Saturday, March 31, 2012


Film: Pasazerka (Passenger)
Format: VHS from Amherst College through WorldCat on big ol’ television.

Andrzej Munk is not a name that gets knocked around much except for those cinephiles who look for the obscure and out of the way. Munk’s career was tragically short—tragic because he was killed in a car accident at the age of 40 during the filming of his sixth feature film. That film is Pasazerka (Passenger, sometimes called The Passenger). Much like Jean Renoir’s Un Partie de Campagne, what remains is a fragment, although this fragment is much longer than Renoir’s. What’s different is that Munk didn’t finish because of his death rather than simply not completing it.

In this case, what Munk had created was pieced together by others, putting as much as possible into as much a semblance of order based on the script as possible. Unfinished scenes are replaced with voiceover narration and stills, bringing to mind a film like La Jetee. The finished scenes, though, play out as Munk (evidently) intended.

The story is an unusual one. A married couple is crossing the Atlantic on an ocean liner. The woman, a German, is returning to Germany for the first time since World War II. She catches a glimpse of another passenger, and this triggers something in her, causing a host of memories to flood her. We soon learn that she was, by early 1940’s standards, a good German citizen. By this I mean that she worked for the SS and helped run Auschwitz. The passenger who she sees triggers her memory because this passenger looks exactly like one of her prisoners from a decade and a half previous.

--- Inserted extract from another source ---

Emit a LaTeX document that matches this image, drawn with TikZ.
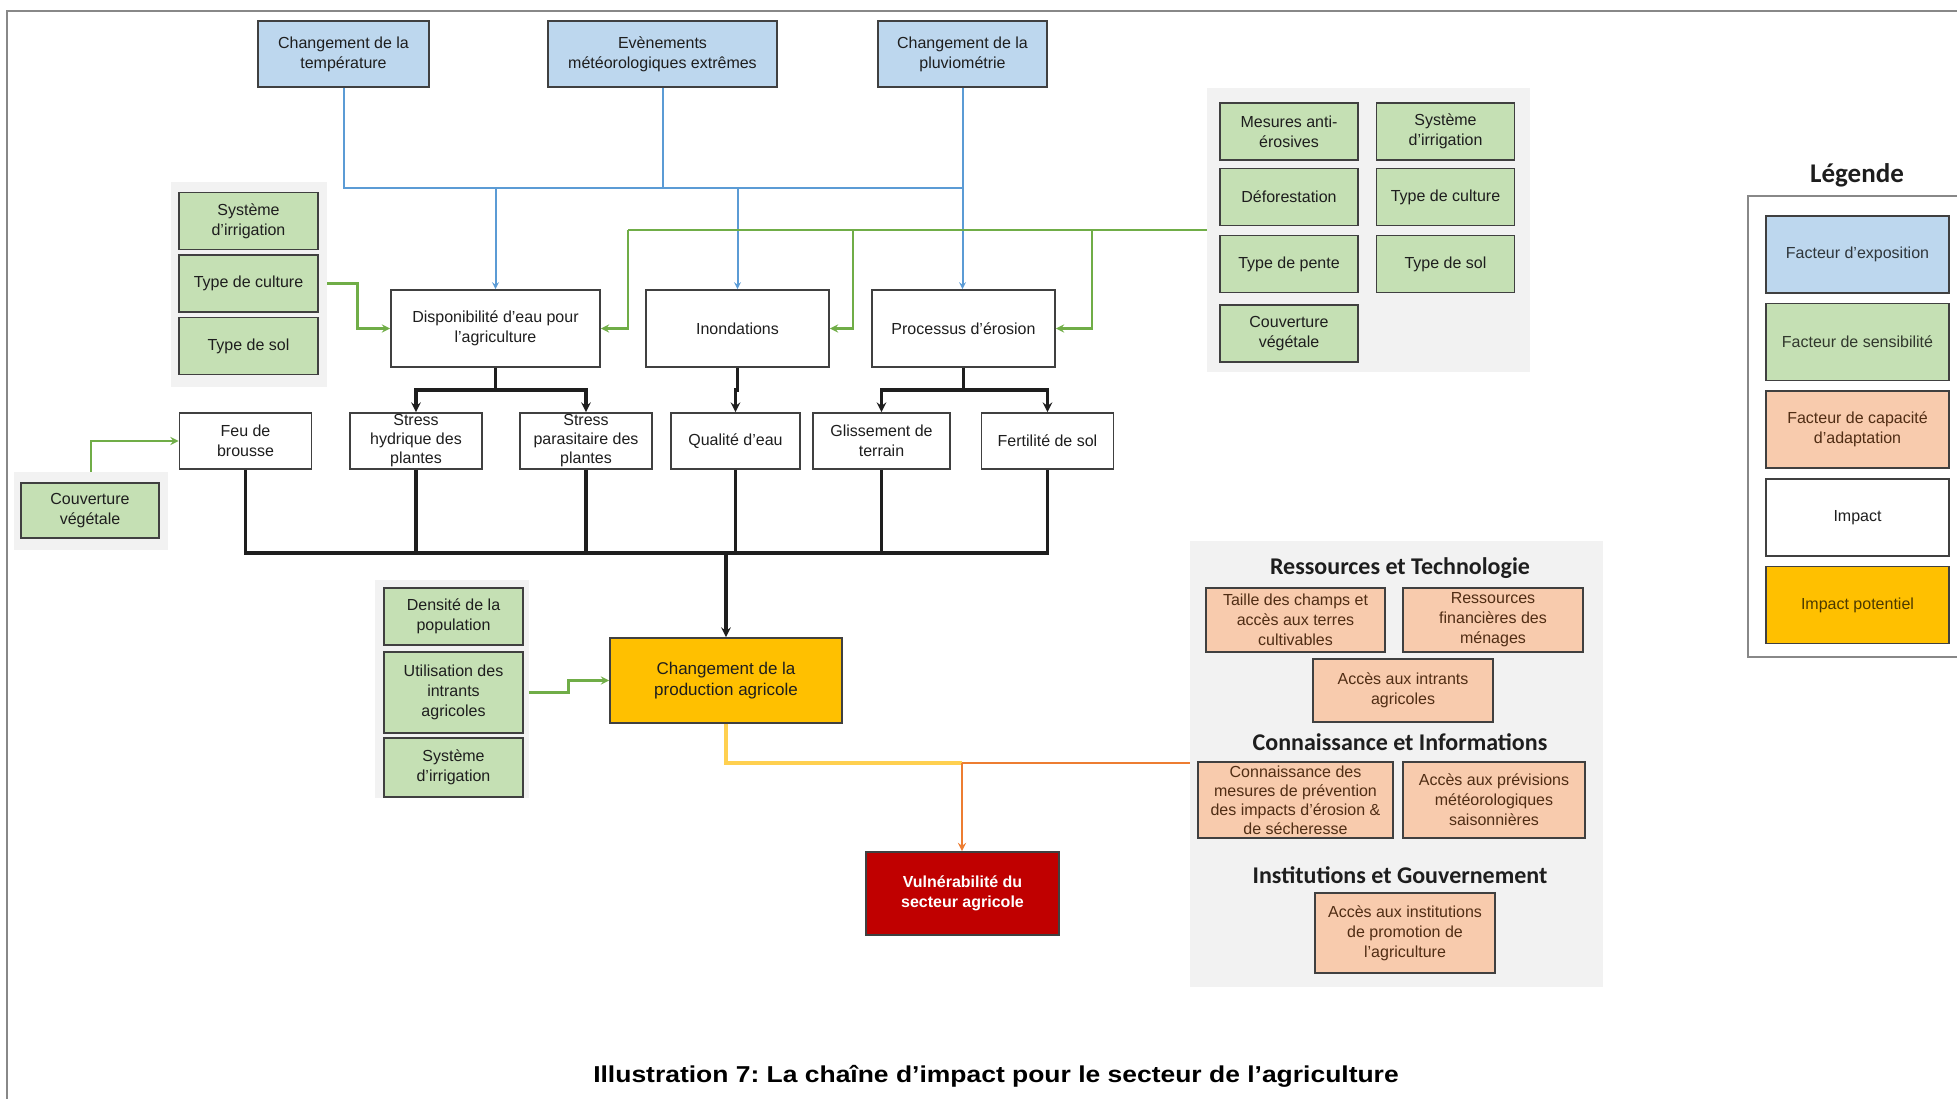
\documentclass[tikz,border=0pt]{standalone}
\usepackage{fontspec}
\setmainfont{Liberation Sans}
\newfontfamily\headfont{Carlito}
\newfontfamily\captionfont[FakeStretch=1.15]{Liberation Sans}
\usetikzlibrary{positioning}
\frenchspacing

\definecolor{expofill}{RGB}{189,215,238}
\definecolor{sensfill}{RGB}{197,224,180}
\definecolor{adaptfill}{RGB}{248,203,173}
\definecolor{potfill}{RGB}{255,192,0}
\definecolor{vulnfill}{RGB}{192,0,0}
\definecolor{groupgray}{RGB}{242,242,242}
\definecolor{edgegray}{RGB}{64,64,64}
\definecolor{framegray}{RGB}{136,136,136}
\definecolor{textgray}{RGB}{30,30,30}
\definecolor{adapttext}{RGB}{80,45,20}
\definecolor{lineblue}{RGB}{91,155,213}
\definecolor{linegreen}{RGB}{112,173,71}
\definecolor{lineyellow}{RGB}{255,208,80}
\definecolor{lineorange}{RGB}{237,125,49}

\begin{document}
\begin{tikzpicture}[x=1pt, y=-1pt, >=stealth, node distance=150pt,
    block/.style={rectangle, draw=edgegray, line width=1.8pt, align=center, text=textgray, inner sep=1pt, font=\fontsize{16}{20}\selectfont},
    expo/.style={block, fill=expofill, minimum height=66pt},
    sens/.style={block, fill=sensfill, minimum width=138pt, minimum height=57pt},
    adapt/.style={block, fill=adaptfill, text=adapttext, minimum width=180pt},
    impact/.style={block, fill=white, minimum width=183pt, minimum height=77pt},
    subimpact/.style={block, fill=white, minimum width=132pt, minimum height=56pt},
    legendbox/.style={block, minimum width=183pt, minimum height=77pt},
    group/.style={rectangle, fill=groupgray},
    heading/.style={text=textgray, font=\headfont\bfseries\fontsize{24}{27}\selectfont},
    blueline/.style={draw=lineblue, line width=2pt},
    greenline/.style={draw=linegreen, line width=2.6pt},
    blackline/.style={draw=textgray, line width=3.2pt},
    yellowline/.style={draw=lineyellow, line width=3.5pt},
    orangeline/.style={draw=lineorange, line width=2.6pt}]

    \useasboundingbox (0,0) rectangle (1957,1098);
    \draw[framegray, line width=2pt] (7,1110) |- (1970,11);

    % grey panels behind the factor groups
    \node[group, minimum width=156pt, minimum height=205pt] (lgrp) at (249,284.5) {};
    \node[group, minimum width=323pt, minimum height=284pt] (rgrp) at (1368.5,230) {};
    \node[group, minimum width=154pt, minimum height=78pt] (cgrp) at (91,511) {};
    \node[group, minimum width=154pt, minimum height=218pt] (pgrp) at (452,689) {};
    \node[group, minimum width=413pt, minimum height=446pt] (agrp) at (1396.5,764) {};

    % exposure
    \node[expo, minimum width=171pt] (temp) at (343.5,54) {Changement de la\\température};
    \node[expo, right of=temp, node distance=319pt, minimum width=229pt] (meteo) {Evènements\\météorologiques extrêmes};
    \node[expo, right of=meteo, node distance=300pt, minimum width=169pt] (pluie) {Changement de la\\pluviométrie};

    % sensitivity
    \node[sens, minimum width=139pt] (lsys) at (248.5,221) {Système\\d'irrigation};
    \node[sens, below of=lsys, node distance=62.5pt, minimum width=139pt] (lcult) {Type de culture};
    \node[sens, below of=lcult, node distance=62.5pt, minimum width=139pt] (lsol) {Type de sol};

    \node[sens] (rmes) at (1289,131.5) {Mesures anti-\\érosives};
    \node[sens, right of=rmes, node distance=156.5pt] (rsys) {Système\\d'irrigation};
    \node[sens, below of=rmes, node distance=65.5pt] (rdef) {Déforestation};
    \node[sens, right of=rdef, node distance=156.5pt] (rcult) {Type de culture};
    \node[sens, below of=rdef, node distance=67pt] (rpente) {Type de pente};
    \node[sens, right of=rpente, node distance=156.5pt] (rsol) {Type de sol};
    \node[sens, below of=rpente, node distance=69.5pt] (rcouv) {Couverture\\végétale};

    \node[sens, minimum height=55pt] (ccouv) at (90,510.5) {Couverture\\végétale};

    \node[sens, minimum width=139pt] (pdens) at (453.5,616.5) {Densité de la\\population};
    \node[sens, below of=pdens, node distance=76pt, minimum width=139pt, minimum height=81pt] (puti) {Utilisation des\\intrants\\agricoles};
    \node[sens, below of=puti, node distance=75pt, minimum width=139pt, minimum height=59pt] (psys) {Système\\d'irrigation};

    % impacts
    \node[impact, minimum width=209pt] (dispo) at (495.5,328.5) {Disponibilité d'eau pour\\l'agriculture};
    \node[impact, right of=dispo, node distance=242pt] (inond) {Inondations};
    \node[impact, right of=inond, node distance=226pt] (erosion) {Processus d'érosion};

    \node[subimpact] (feu) at (245.5,441) {Feu de\\brousse};
    \node[subimpact, right of=feu, node distance=170.5pt, font=\fontsize{16}{19}\selectfont] (hydr) {Stress\\hydrique des\\plantes};
    \node[subimpact, right of=hydr, node distance=170pt, font=\fontsize{16}{19}\selectfont] (para) {Stress\\parasitaire des\\plantes};
    \node[subimpact, right of=para, node distance=149.5pt, minimum width=129pt] (qual) {Qualité d'eau};
    \node[subimpact, right of=qual, node distance=146pt, minimum width=137pt] (gliss) {Glissement de\\terrain};
    \node[subimpact, right of=gliss, node distance=166pt] (fert) {Fertilité de sol};

    \node[block, fill=potfill, minimum width=232pt, minimum height=85pt, font=\fontsize{17}{21}\selectfont] (prod) at (726,680.5) {Changement de la\\production agricole};
    \node[block, fill=vulnfill, text=white, minimum width=193pt, minimum height=83pt, font=\bfseries\fontsize{16}{20}\selectfont] (vuln) at (962.5,893.5) {Vulnérabilité du\\secteur agricole};

    % adaptive capacity
    \node[heading] (hres) at (1400,568) {Ressources et Technologie};
    \node[adapt, minimum width=179pt, minimum height=64pt] (taille) at (1295.5,620) {Taille des champs et\\accès aux terres\\cultivables};
    \node[adapt, right of=taille, node distance=197.5pt, minimum height=64pt] (fin) {Ressources\\financières des\\ménages};
    \node[adapt, minimum height=63pt] (intr) at (1403,690.5) {Accès aux intrants\\agricoles};
    \node[heading] (hcon) at (1400,742) {Connaissance et Informations};
    \node[adapt, minimum width=195pt, minimum height=76pt, font=\fontsize{16}{19}\selectfont] (conn) at (1295.5,800) {Connaissance des\\mesures de prévention\\des impacts d'érosion \&\\de sécheresse};
    \node[adapt, right of=conn, node distance=198.5pt, minimum width=182pt, minimum height=76pt] (prev) {Accès aux prévisions\\météorologiques\\saisonnières};
    \node[heading] (hins) at (1400,875) {Institutions et Gouvernement};
    \node[adapt, minimum height=80pt] (inst) at (1405,933) {Accès aux institutions\\de promotion de\\l'agriculture};

    % legend
    \node[text=textgray, font=\headfont\bfseries\fontsize{27}{30}\selectfont] (legtitle) at (1857,175) {Légende};
    \draw[framegray, line width=2pt] (1748,196) rectangle (1975,657);
    \node[legendbox, fill=expofill, text=expofill!25!black] (lexpo) at (1857.5,254.5) {Facteur d'exposition};
    \node[legendbox, below of=lexpo, node distance=87.5pt, fill=sensfill, text=sensfill!25!black] (lsens) {Facteur de sensibilité};
    \node[legendbox, below of=lsens, node distance=87.5pt, fill=adaptfill, text=adapttext] (ladapt) {Facteur de capacité\\d'adaptation};
    \node[legendbox, below of=ladapt, node distance=88pt, fill=white] (limp) {Impact};
    \node[legendbox, below of=limp, node distance=87.5pt, fill=potfill, text=potfill!30!black] (lpot) {Impact potentiel};

    \node[text=black, font=\captionfont\bfseries\fontsize{23}{26}\selectfont] (caption) at (996,1076) {Illustration 7: La chaîne d’impact pour le secteur de l’agriculture};

    % exposure links
    \coordinate (bbus) at (0,188);
    \path [blueline] (temp.south) |- (pluie.south |- bbus);
    \path [blueline] (meteo.south) -- (meteo.south |- bbus);
    \path [blueline, ->] (pluie.south) -- (pluie.south |- erosion.north);
    \path [blueline, ->] (dispo.north |- bbus) -- (dispo.north);
    \path [blueline, ->] (inond.north |- bbus) -- (inond.north);

    % sensitivity links
    \coordinate (gdispo) at (628,230);
    \coordinate (ginond) at (853,230);
    \coordinate (geros) at (1092,230);
    \path [greenline] (rgrp.west) -- (gdispo);
    \path [greenline, ->] (gdispo) |- (dispo.east);
    \path [greenline, ->] (ginond) |- (inond.east);
    \path [greenline, ->] (geros) |- (erosion.east);
    \path [greenline, ->] (lcult.east -| lgrp.east) -- ++(30,0) |- (dispo.west);
    \path [greenline, ->] (cgrp.north) |- (feu.west);
    \path [greenline, ->] (puti.east -| pgrp.east) -- ++(39,0) |- (prod.west);

    % impact chain
    \path [blackline, ->] (dispo.south) -- ++(0,22) -| (hydr.north);
    \path [blackline, ->] (dispo.south) -- ++(0,22) -| (para.north);
    \path [blackline, ->] (inond.south) -- ++(0,22) -| (qual.north);
    \path [blackline, ->] (erosion.south) -- ++(0,22) -| (gliss.north);
    \path [blackline, ->] (erosion.south) -- ++(0,22) -| (fert.north);

    \coordinate (ibus) at (726,553);
    \path [blackline] (feu.south) |- (ibus) -| (fert.south);
    \foreach \n in {hydr,para,qual,gliss}
        \path [blackline] (\n.south) -- (\n.south |- ibus);
    \path [blackline, ->] (ibus) -- (prod.north);

    % towards vulnerability
    \coordinate (vjoin) at (962,763);
    \path [yellowline] (prod.south) |- (vjoin);
    \path [orangeline] (agrp.west |- vjoin) -- (vjoin);
    \path [orangeline, ->] (vjoin) -- (vjoin |- vuln.north);
\end{tikzpicture}
\end{document}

What follows is two versions of the prison guard Liza (Aleksandra Slaska) and prisoner Marta (Anna Ciepielewska). In the first version, Liza (pronounced LEE-za) tells her husband about her experience in the camp and her experience with Marta. This is a rose-colored-glasses version. We learn that Marta’s fiancĂ© Tadeusz (Marek Walczewski) is also at Auschwitz, and Liza arranges for the two to be together, if only temporarily. Eventually, Marta gets ill and is taken to the infirmary, where the care for political prisoners like her is sketchy at best. Eventually, Liza is transferred back to Berlin and the heart of the Reich and she assumes that Marta is killed like so many of the others. In this version of the story, Liza is extremely kind to herself, claiming not to know the main purpose of the camp until much later, and claims to be appalled by it.

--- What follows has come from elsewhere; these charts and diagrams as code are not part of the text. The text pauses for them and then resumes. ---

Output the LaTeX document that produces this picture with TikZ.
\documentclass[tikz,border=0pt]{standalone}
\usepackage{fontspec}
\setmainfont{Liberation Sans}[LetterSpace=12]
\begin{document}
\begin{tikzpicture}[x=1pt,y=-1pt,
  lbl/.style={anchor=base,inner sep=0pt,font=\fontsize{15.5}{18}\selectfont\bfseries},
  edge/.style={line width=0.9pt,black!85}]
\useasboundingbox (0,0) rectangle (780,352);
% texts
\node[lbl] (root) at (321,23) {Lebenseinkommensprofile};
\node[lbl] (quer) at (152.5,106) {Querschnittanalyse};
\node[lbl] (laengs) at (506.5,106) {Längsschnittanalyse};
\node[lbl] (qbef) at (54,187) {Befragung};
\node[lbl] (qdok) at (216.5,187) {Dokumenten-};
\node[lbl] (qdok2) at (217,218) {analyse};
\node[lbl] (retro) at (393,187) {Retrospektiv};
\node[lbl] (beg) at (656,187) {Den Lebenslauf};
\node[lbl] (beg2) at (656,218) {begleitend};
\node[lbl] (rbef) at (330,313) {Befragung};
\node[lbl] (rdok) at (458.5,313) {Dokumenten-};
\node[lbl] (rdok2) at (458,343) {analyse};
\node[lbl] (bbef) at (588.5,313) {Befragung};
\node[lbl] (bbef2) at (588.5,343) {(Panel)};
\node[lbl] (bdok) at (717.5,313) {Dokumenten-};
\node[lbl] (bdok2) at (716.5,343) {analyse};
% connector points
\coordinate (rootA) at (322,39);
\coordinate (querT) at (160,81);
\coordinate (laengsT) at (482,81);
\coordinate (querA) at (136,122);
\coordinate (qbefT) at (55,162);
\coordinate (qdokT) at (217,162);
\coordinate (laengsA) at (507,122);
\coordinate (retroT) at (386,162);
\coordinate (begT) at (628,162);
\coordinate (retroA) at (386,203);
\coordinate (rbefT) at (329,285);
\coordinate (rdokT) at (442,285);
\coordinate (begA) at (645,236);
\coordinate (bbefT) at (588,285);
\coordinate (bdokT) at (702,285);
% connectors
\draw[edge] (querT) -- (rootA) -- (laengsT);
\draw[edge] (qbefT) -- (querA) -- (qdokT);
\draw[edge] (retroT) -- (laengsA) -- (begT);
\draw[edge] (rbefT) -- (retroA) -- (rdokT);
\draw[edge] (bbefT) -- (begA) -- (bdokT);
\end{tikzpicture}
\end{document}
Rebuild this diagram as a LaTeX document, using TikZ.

The second version occurs almost exclusively inside Liza’s head, and because of this, feels like the much more trustworthy version of the story. Here, Liza is engaged in a titanic struggle, an epic battle of wits between her and Marta for some measure of supremacy in which Marta seems to continually have the upper hand. In this version, Liza is vindictive and cruel, but spends a great deal of the defensive, trying to counteract Marta rather than attacking where she can. This develops into an extremely interesting game of mental and emotion cat and mouse.

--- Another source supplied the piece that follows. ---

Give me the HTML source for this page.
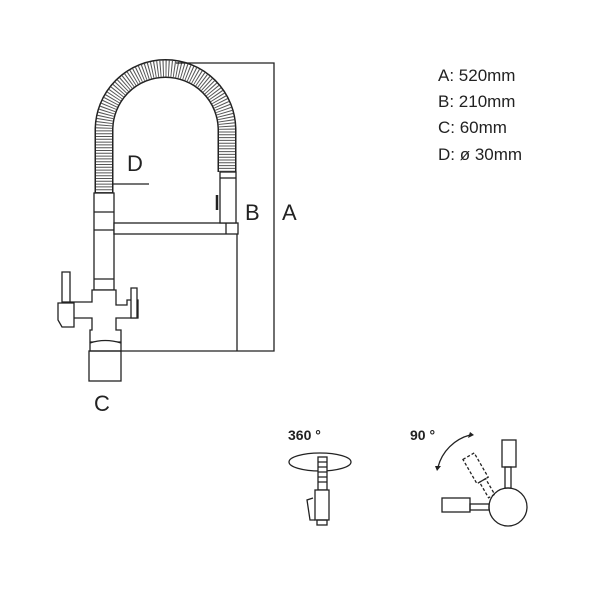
<!DOCTYPE html>
<html><head><meta charset="utf-8"><style>
body{margin:0;background:#fff}
svg{display:block}
text{font-family:"Liberation Sans",sans-serif;fill:#222}
</style></head><body>
<svg width="600" height="600" viewBox="0 0 600 600" xmlns="http://www.w3.org/2000/svg">
<g fill="none" stroke="#222" stroke-width="1.3">
<!-- hose -->
<path d="M104 193 V130 A61 61 0 0 1 227 130 V172" stroke="#222" stroke-width="19"/>
<path d="M104 193 V130 A61 61 0 0 1 227 130 V172" stroke="#fff" stroke-width="16"/>
<path d="M104 193 V130 A61 61 0 0 1 227 130 V172" stroke="#555" stroke-width="16" stroke-dasharray="1 1.8"/>
<!-- dims -->
<path d="M176 63 H274 V351 H120"/>
<path d="M237 234 V351"/>
<path d="M113 184 H149"/>
<!-- body -->
<rect x="94" y="193" width="20" height="97" fill="#fff"/>
<path d="M94 212 H114 M94 230 H114 M94 279 H114"/>
<rect x="114" y="223" width="124" height="11" fill="#fff"/>
<path d="M226 223 V234"/>
<rect x="220" y="172" width="16" height="51" fill="#fff"/>
<path d="M220 178 H236"/>
<path d="M217 195 V210" stroke-width="2.5"/>
<!-- valve -->
<path d="M92 290 H116 V305 H127 V300 H138 V318 H116 V330 H121 V342 H90 V330 H92 V318 H70 V302 H92 Z" fill="#fff"/>
<path d="M62 272 H70 V302 H62 Z M58 303 H74 V327 H62 L58 320 Z" fill="#fff"/>
<path d="M131 288 H137 V318 H131 Z" fill="#fff"/>
<path d="M90 343 Q105 338 121 343 V351 H90 Z" fill="#fff"/>
<rect x="89" y="351" width="32" height="30"/>
<!-- 360 icon -->
<ellipse cx="320" cy="462" rx="31" ry="9"/>
<rect x="318" y="457" width="9" height="33" fill="#fff" stroke="none"/>
<rect x="318" y="457" width="9" height="33"/>
<path d="M318 462 H327 M318 467 H327 M318 472 H327 M318 477 H327 M318 482 H327"/>
<rect x="315" y="490" width="14" height="30" fill="#fff"/>
<path d="M313 498 L307 500 L310 520 H315"/>
<rect x="317" y="520" width="10" height="5"/>
<!-- 90 icon -->
<path d="M438 467 A45 45 0 0 1 470 435"/>
<circle cx="508" cy="507" r="19" fill="#fff"/>
<rect x="505" y="467" width="6" height="21"/>
<rect x="502" y="440" width="14" height="27"/>
<rect x="470" y="504" width="19" height="6"/>
<rect x="442" y="498" width="28" height="14"/>
<g transform="rotate(-30 480 475)" stroke-dasharray="3 2">
<rect x="473" y="453" width="13" height="28"/>
<rect x="476" y="481" width="7" height="18"/>
</g>
</g>
<path d="M470 432 L474 435 L468 438 Z M435 466 L441 466 L437 471 Z" fill="#222"/>
<g font-size="22">
<text x="127" y="171">D</text>
<text x="245" y="220">B</text>
<text x="282" y="220">A</text>
<text x="94" y="411">C</text>
</g>
<g font-size="17">
<text x="438" y="81">A: 520mm</text>
<text x="438" y="107">B: 210mm</text>
<text x="438" y="133">C: 60mm</text>
<text x="438" y="160">D: ø 30mm</text>
</g>
<g font-size="14" font-weight="bold">
<text x="288" y="440">360 °</text>
<text x="410" y="440">90 °</text>
</g>
</svg>
</body></html>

And then, sadly, the film ends just as suddenly as it began. We’re told by the narrator that there is no real way to know what Munk wanted to do with the film and that we will have to be okay with having this fragment to speak for the film.

Due to its fragmentary nature, it’s almost impossible to have much to say about this film. It is not an easy watch not because of the nature of the subject matter or Liza’s former occupation as a leader of Auschwitz but specifically because so much of what Munk intended was never created, leaving not just the film but the story it tells a cipher. We know only that the passenger who may or may not be Marta leaves the ship at one point and Liza sails on with her husband. We know nothing of any changes to Liza’s story or of the reality of the two stories she does tell. We are left instead with ambiguity.

It’s tragic. It is entirely possible that Pasazerka could have been one of the most powerful and moving documents on the Holocaust. Instead, it is the frame of a jigsaw puzzle, giving us a glimpse of the intended final result without showing us how the pieces fit together. The loss of Munk thus becomes a loss for all of us just as Marta’s appearance on the ocean liner reveals the gaps in Liza’s soul that lie in contrast to her evident serene outward appearance.

Why to watch Pasazerka: You owe it to Andrzej Munk.
Why not to watch: It’s incomplete.


  1. I often wonder what might have been with this film. As it stands today, it is, as you said, a difficult watch.

  2. It is. Had Munk lived, this well could have been one of the great movies about the Holocaust and its aftermath.

  3. I just watched Passenger (Pasazerka) on YouTube. That was a pretty intense 58 minutes. It gets extra points from me because of the Auschwitz prisoners in the orchestra playing selections from "Carmen." Surreal.

    1. It's a brutal glimpse into something, and a tragedy that it was never finished.